▶ Exercise brief:
Word for word, extract the first line of the records below and each line after it, up to and including the line with "BIN_W = 0.005". Pictures are left out.

[Records]
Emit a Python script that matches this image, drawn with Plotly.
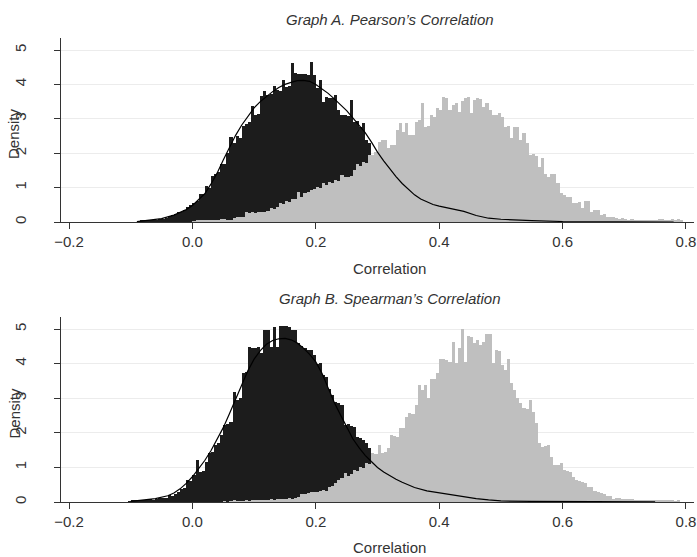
import plotly.graph_objects as go

BIN_W = 0.005

# ---------------- Graph A (Pearson) ----------------
a_black_start = -0.090
a_black = [0.02, 0.03, 0.03, 0.05, 0.06, 0.04, 0.07, 0.10, 0.09, 0.12,
           0.18, 0.20, 0.22, 0.30, 0.28, 0.34, 0.45, 0.48, 0.55, 0.60,
           0.82, 0.80, 1.04, 1.00, 1.35, 1.40, 1.45, 1.70, 1.68, 2.00,
           2.47, 2.30, 2.50, 2.45, 2.80, 2.85, 2.90, 3.37, 3.10, 3.15,
           3.65, 3.80, 3.70, 3.72, 3.95, 3.85, 3.80, 4.12, 3.93, 3.95,
           4.63, 4.34, 4.30, 4.29, 4.30, 4.28, 4.64, 4.27, 3.90, 4.13,
           3.50, 3.64, 3.60, 3.62, 3.69, 3.25, 3.10, 3.12, 3.08, 3.55,
           2.92, 2.95, 2.77, 2.87, 2.38, 2.30]

a_gray_start = 0.000
a_gray = [0.02, 0.03, 0.05, 0.04, 0.05, 0.06, 0.05, 0.07, 0.05, 0.10,
          0.08, 0.06, 0.07, 0.12, 0.15, 0.16, 0.14, 0.30, 0.27, 0.28,
          0.26, 0.29, 0.30, 0.28, 0.33, 0.40, 0.38, 0.45, 0.55, 0.52,
          0.60, 0.58, 0.67, 0.66, 0.88, 0.72, 0.84, 0.86, 0.93, 0.95,
          1.03, 0.98, 1.12, 1.08, 1.17, 1.13, 1.22, 1.20, 1.36, 1.30,
          1.32, 1.34, 1.50, 1.70, 1.62, 1.75, 1.73, 1.95, 1.95, 2.05,
          2.33, 2.38, 2.38, 2.14, 2.24, 2.24, 2.68, 2.87, 2.63, 2.87,
          2.53, 2.53, 2.92, 2.98, 3.45, 2.77, 2.80, 3.10, 3.06, 3.32,
          3.25, 3.64, 3.60, 3.25, 3.40, 3.45, 3.20, 3.53, 3.60, 3.64,
          3.16, 3.55, 3.60, 3.58, 3.35, 3.45, 3.25, 3.10, 3.12, 3.16,
          3.06, 2.77, 2.80, 2.43, 2.77, 2.75, 2.38, 2.58, 2.29, 1.95,
          1.97, 1.92, 1.60, 1.85, 1.41, 1.32, 1.41, 1.40, 1.12, 0.83,
          0.78, 0.74, 0.72, 0.54, 0.56, 0.59, 0.40, 0.62, 0.60, 0.30,
          0.35, 0.34, 0.21, 0.22, 0.16, 0.15, 0.14, 0.13, 0.10, 0.11,
          0.09, 0.07, 0.08, 0.06, 0.07, 0.05, 0.06, 0.05, 0.04, 0.05,
          0.04, 0.09, 0.08, 0.07, 0.06, 0.08, 0.05, 0.09, 0.04]

a_kde_x = [-0.09, -0.07, -0.05, -0.03, -0.01, 0.00, 0.01, 0.02, 0.03, 0.04,
           0.05, 0.06, 0.07, 0.08, 0.09, 0.10, 0.11, 0.12, 0.13, 0.14,
           0.15, 0.16, 0.17, 0.18, 0.19, 0.20, 0.21, 0.22, 0.23, 0.24,
           0.25, 0.26, 0.27, 0.28, 0.29, 0.30, 0.31, 0.32, 0.33, 0.34,
           0.35, 0.36, 0.37, 0.38, 0.39, 0.40, 0.42, 0.44, 0.46, 0.48,
           0.50, 0.52, 0.55, 0.60, 0.65, 0.70, 0.75, 0.78]
a_kde_y = [0.01, 0.05, 0.10, 0.20, 0.36, 0.48, 0.64, 0.82, 1.10, 1.42,
           1.80, 2.18, 2.52, 2.82, 3.08, 3.32, 3.50, 3.65, 3.79, 3.91,
           4.00, 4.06, 4.11, 4.12, 4.09, 4.00, 3.88, 3.74, 3.58, 3.42,
           3.24, 3.03, 2.82, 2.60, 2.33, 2.03, 1.78, 1.54, 1.32, 1.12,
           0.94, 0.79, 0.67, 0.58, 0.51, 0.46, 0.39, 0.31, 0.19, 0.11,
           0.08, 0.06, 0.04, 0.015, 0.006, 0.003, 0.001, 0.0]

# ---------------- Graph B (Spearman) ----------------
b_black_start = -0.105
b_black = [0.02, 0.04, 0.05, 0.05, 0.04, 0.06, 0.05, 0.08, 0.07, 0.09,
           0.12, 0.11, 0.13, 0.19, 0.18, 0.22, 0.29, 0.39, 0.40, 0.63,
           0.60, 0.77, 1.21, 0.87, 0.90, 1.17, 1.41, 1.45, 1.65, 1.70,
           1.94, 2.23, 2.27, 2.30, 3.19, 2.95, 3.00, 3.72, 3.77, 4.49,
           4.44, 4.44, 4.49, 4.30, 4.97, 4.97, 4.49, 5.05, 4.49, 5.08,
           5.10, 5.10, 5.06, 4.97, 4.97, 4.59, 4.50, 4.44, 4.40, 4.39,
           4.25, 4.00, 4.02, 3.67, 3.62, 3.28, 3.10, 2.90, 2.85, 2.80,
           2.22, 2.25, 2.20, 2.18, 1.89, 1.85, 1.79, 1.70, 1.55]

b_gray_start = 0.050
b_gray = [0.01, 0.00, 0.02, 0.03, 0.02, 0.01, 0.02, 0.03, 0.02, 0.03,
          0.04, 0.05, 0.06, 0.05, 0.07, 0.08, 0.06, 0.09, 0.08, 0.10,
          0.09, 0.12, 0.10, 0.13, 0.15, 0.22, 0.24, 0.27, 0.30, 0.28,
          0.30, 0.32, 0.35, 0.33, 0.44, 0.46, 0.55, 0.64, 0.70, 0.83,
          0.75, 0.80, 0.93, 0.90, 1.02, 0.98, 1.12, 1.10, 1.41, 1.38,
          1.65, 1.41, 1.45, 1.55, 1.94, 1.90, 1.89, 2.13, 2.15, 2.47,
          2.56, 2.55, 2.80, 3.38, 3.23, 3.38, 3.00, 3.57, 3.55, 3.72,
          4.13, 4.13, 4.10, 4.06, 4.64, 4.01, 4.44, 4.99, 4.06, 4.80,
          4.78, 4.59, 4.68, 4.54, 4.64, 4.87, 4.85, 4.01, 4.39, 4.37,
          3.96, 3.81, 4.15, 3.43, 3.23, 3.00, 2.85, 2.71, 2.70, 2.95,
          2.61, 2.28, 1.70, 1.60, 1.62, 1.65, 1.31, 1.07, 1.08, 1.12,
          0.92, 0.90, 0.87, 0.73, 0.63, 0.62, 0.58, 0.54, 0.44, 0.43,
          0.33, 0.30, 0.25, 0.24, 0.17, 0.16, 0.10, 0.12, 0.12, 0.08,
          0.09, 0.08, 0.10, 0.05, 0.06, 0.05, 0.04, 0.05, 0.06, 0.07,
          0.04, 0.03, 0.04, 0.03, 0.03, 0.04, 0.02, 0.03]

b_kde_x = [-0.10, -0.08, -0.06, -0.04, -0.03, -0.02, -0.01, 0.00, 0.01, 0.02,
           0.03, 0.04, 0.05, 0.06, 0.07, 0.08, 0.09, 0.10, 0.11, 0.12,
           0.13, 0.14, 0.15, 0.16, 0.17, 0.18, 0.19, 0.20, 0.21, 0.22,
           0.23, 0.24, 0.25, 0.26, 0.27, 0.28, 0.29, 0.30, 0.31, 0.32,
           0.33, 0.34, 0.35, 0.36, 0.38, 0.40, 0.42, 0.44, 0.46, 0.48,
           0.50, 0.55, 0.60, 0.65, 0.70, 0.75]
b_kde_y = [0.02, 0.05, 0.10, 0.18, 0.26, 0.38, 0.54, 0.73, 0.95, 1.20,
           1.48, 1.80, 2.15, 2.55, 2.98, 3.40, 3.80, 4.13, 4.38, 4.56,
           4.67, 4.72, 4.73, 4.69, 4.60, 4.45, 4.27, 4.05, 3.72, 3.30,
           2.88, 2.52, 2.15, 1.83, 1.57, 1.35, 1.17, 1.00, 0.87, 0.76,
           0.66, 0.57, 0.49, 0.42, 0.32, 0.26, 0.20, 0.15, 0.10, 0.06,
           0.03, 0.02, 0.01, 0.005, 0.003, 0.001]

x_ticks = [-0.2, 0.0, 0.2, 0.4, 0.6, 0.8]
y_ticks = [0, 1, 2, 3, 4, 5]
titles = ["Graph A. Pearson\u2019s Correlation", "Graph B. Spearman\u2019s Correlation"]
x_title = "Correlation"
y_title = "Density"

BLACK = "#1c1c1c"
GRAY = "#bfbfbf"
TXT = "#333333"
FONT = "Liberation Sans"
W, H = 697, 557


def centers(start, vals):
    return [round(start + (i + 0.5) * BIN_W, 5) for i in range(len(vals))]


fig = go.Figure()
panels = [
    (a_black_start, a_black, a_gray_start, a_gray, a_kde_x, a_kde_y, "x", "y"),
    (b_black_start, b_black, b_gray_start, b_gray, b_kde_x, b_kde_y, "x2", "y2"),
]
for bs, bv, gs, gv, kx, ky, xa, ya in panels:
    fig.add_trace(go.Bar(x=centers(bs, bv), y=bv, width=BIN_W, marker_color=BLACK,
                         marker_line_width=0, xaxis=xa, yaxis=ya, showlegend=False))
    fig.add_trace(go.Bar(x=centers(gs, gv), y=gv, width=BIN_W, marker_color=GRAY,
                         marker_line_width=0, xaxis=xa, yaxis=ya, showlegend=False))
    fig.add_trace(go.Scatter(x=kx, y=ky, mode="lines", line=dict(color="black", width=1.2),
                             xaxis=xa, yaxis=ya, showlegend=False))

# pixel layout of the two plot areas
px_left, px_right = 61, 694
panel_px = [(38, 222), (317, 502)]  # (top, bottom)


def py(p):
    return 1 - p / H


xaxis_common = dict(range=[-0.213, 0.813], domain=[px_left / W, px_right / W],
                    tickvals=x_ticks, tickformat=".1f", ticks="outside", ticklen=6,
                    tickcolor=TXT, showline=True, linecolor=TXT, linewidth=1,
                    showgrid=False, zeroline=False, automargin=False,
                    tickfont=dict(family=FONT, size=15, color=TXT))
yaxis_common = dict(range=[0, 5.35], tickvals=y_ticks, ticks="outside", ticklen=6,
                    tickcolor=TXT, showline=True, linecolor=TXT, linewidth=1,
                    showgrid=True, gridcolor="#ececec", gridwidth=1, zeroline=False,
                    tickangle=-90, ticklabelstandoff=22, automargin=False,
                    tickfont=dict(family=FONT, size=15, color=TXT))

fig.update_layout(
    width=W, height=H, margin=dict(l=0, r=0, t=0, b=0, autoexpand=False),
    paper_bgcolor="white", plot_bgcolor="white",
    barmode="overlay", bargap=0,
    xaxis=dict(**xaxis_common, anchor="y"),
    yaxis=dict(**yaxis_common, anchor="x", domain=[py(panel_px[0][1]), py(panel_px[0][0])]),
    xaxis2=dict(**xaxis_common, anchor="y2"),
    yaxis2=dict(**yaxis_common, anchor="x2", domain=[py(panel_px[1][1]), py(panel_px[1][0])]),
)

annotations = []
title_y = [19, 298]
xlab_y = [268, 547]
for i, (top, bot) in enumerate(panel_px):
    annotations.append(dict(text="<i>" + titles[i] + "</i>", x=390 / W, y=py(title_y[i]),
                            xref="paper", yref="paper", showarrow=False,
                            xanchor="center", yanchor="middle",
                            font=dict(family=FONT, size=15, color=TXT)))
    annotations.append(dict(text=x_title, x=389 / W, y=py(xlab_y[i]),
                            xref="paper", yref="paper", showarrow=False,
                            xanchor="center", yanchor="middle",
                            font=dict(family=FONT, size=15, color=TXT)))
    annotations.append(dict(text=y_title, x=14 / W, y=py((top + bot) / 2 + 3),
                            xref="paper", yref="paper", showarrow=False, textangle=-90,
                            xanchor="center", yanchor="middle",
                            font=dict(family=FONT, size=15, color=TXT)))
fig.update_layout(annotations=annotations)

fig.write_html("out.html", config={"displayModeBar": False},
               post_script="document.body.style.margin='0';document.body.style.overflow='hidden';")
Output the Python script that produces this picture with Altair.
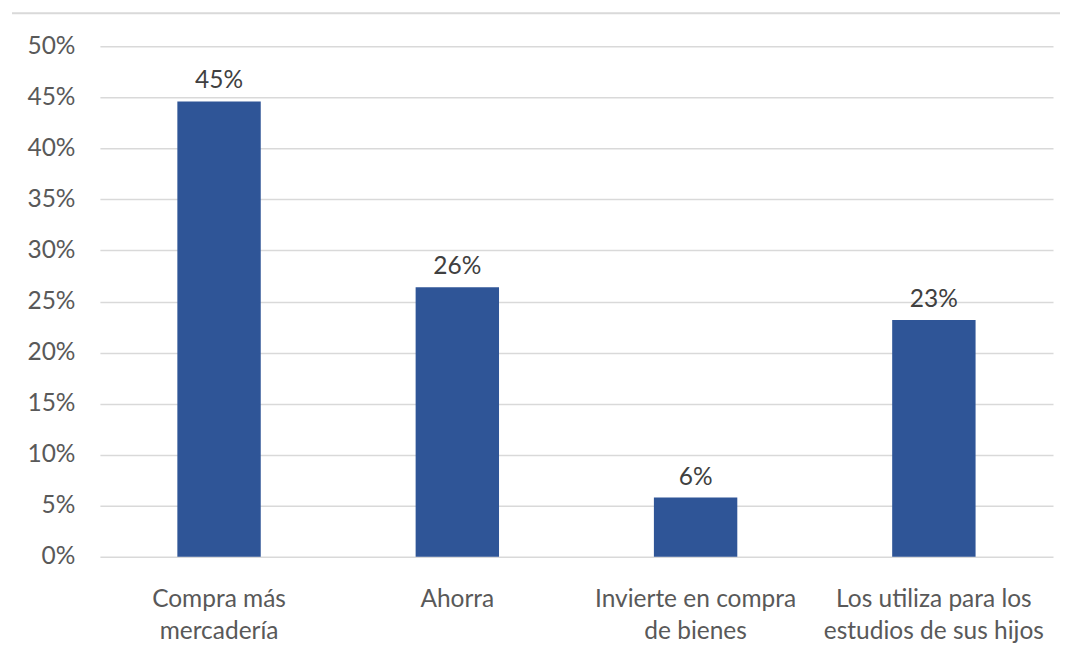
import altair as alt
import pandas as pd

categories = ["Compra más\nmercadería", "Ahorra", "Invierte en compra\nde bienes", "Los utiliza para los\nestudios de sus hijos"]
values = [0.446, 0.264, 0.058, 0.232]

df = pd.DataFrame({"cat": categories, "val": values})

FONT = "Lato"
FS = 24.5
x = alt.X("cat:N", sort=categories, title=None,
          scale=alt.Scale(paddingInner=0.65, paddingOuter=0.325),
          axis=alt.Axis(labelAngle=0, domain=False, ticks=False, labelFont=FONT,
                        labelFontSize=FS, labelColor="#595959", labelPadding=31,
                        labelLineHeight=32, labelExpr="split(datum.label, '\\n')",
                        labelLimit=400))
y = alt.Y("val:Q", title=None,
          scale=alt.Scale(domain=[0, 0.5]),
          axis=alt.Axis(format=".0%", values=[i / 100 for i in range(0, 51, 5)],
                        domain=False, ticks=False, labelFont=FONT, labelFontSize=FS,
                        labelColor="#595959", labelPadding=25, gridColor="#d9d9d9",
                        gridWidth=1.5))

base = alt.Chart(df)
bars = base.mark_bar(color="#2F5597").encode(x=x, y=y)
labels = base.mark_text(baseline="bottom", dy=-8, font=FONT, fontSize=FS, color="#404040").encode(
    x=x, y=y, text=alt.Text("val:Q", format=".0%"))
topline = alt.Chart(pd.DataFrame({"a": [0]})).mark_rule(color="#d9d9d9", strokeWidth=2).encode(
    x=alt.value(-88), x2=alt.value(961), y=alt.value(-33))

chart = alt.layer(topline, bars, labels).properties(
    width=954, height=511,
    autosize=alt.AutoSizeParams(type="none"),
    padding={"left": 92, "top": 38, "right": 12, "bottom": 95},
).configure_view(stroke=None)

chart.save("out.html", embed_options={"renderer": "svg", "actions": False})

▶ Exercise answer:
Emit a Python script that matches this image, drawn with Plotly.
import plotly.graph_objects as go

BIN_W = 0.005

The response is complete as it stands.